Son también del mayor interés las precisiones que hace el autor sobre la actividad de los artistas italianos contratados por Velázquez para la corte, así como el impacto que produjo entre los artistas españoles y la opinión que los unos tenían de los otros; pero aparte de los celos profesionales, la presencia de los italianos, especialistas en fresco, supuso una clara renovación en los conceptos decorativos de la escuela madrileña, que hoy sólo alcanzamos a entrever en los escasísimos ejemplos conservados en interiores eclesiásticos.

Obra, pues, la de Salort que amplía y concreta dimensiones mal conocidas de la trayectoria velazqueña y de la pintura cortesana de su época; se complementa con un catálogo de obras del artista relacionadas de un modo u otro con sus estancias italianas y con un amplio apéndice documental donde se recogen, no sólo los nuevos documenos localizados por el autor, sino otros relevantes para el tema y a veces publicados en obras de difícil consulta.

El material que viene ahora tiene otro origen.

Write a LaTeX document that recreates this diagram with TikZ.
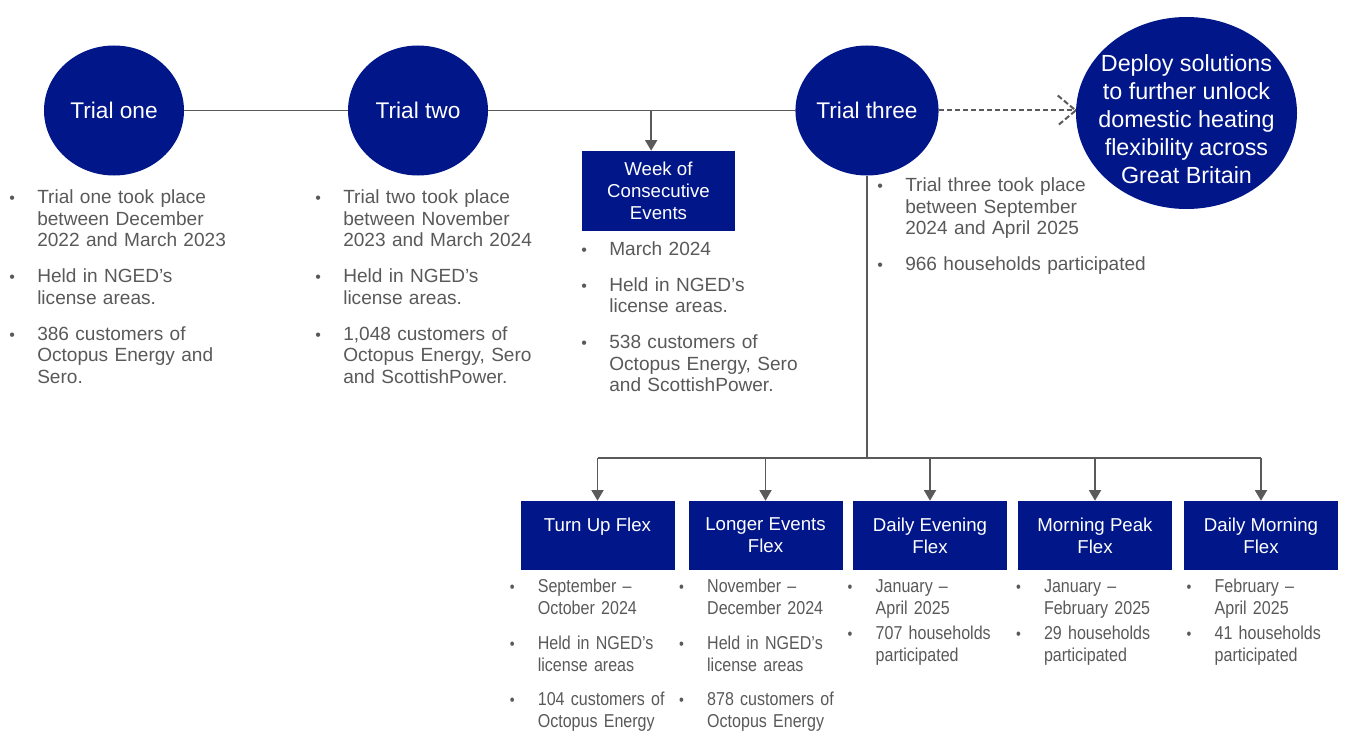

De nuevo un reproche menor: el Velázquez en Italia de Salort se hubiera beneficiado considerablemente si el autor hubiera limado las asperezas del formato de tesis doctoral que tan evidente resulta y que a veces implica reiteraciones y digresiones innecesarias. Pero sería, seguramente, mezquino que quienes a diario desesperamos del vergonzoso nivel al que están llegando las tesis doctorales en algunas de nuestras universidades, planteáramos ahora objeciones meramente formales a una obra cuyas faltas tanto como sus aciertos son fruto de la ambición y del esfuerzo.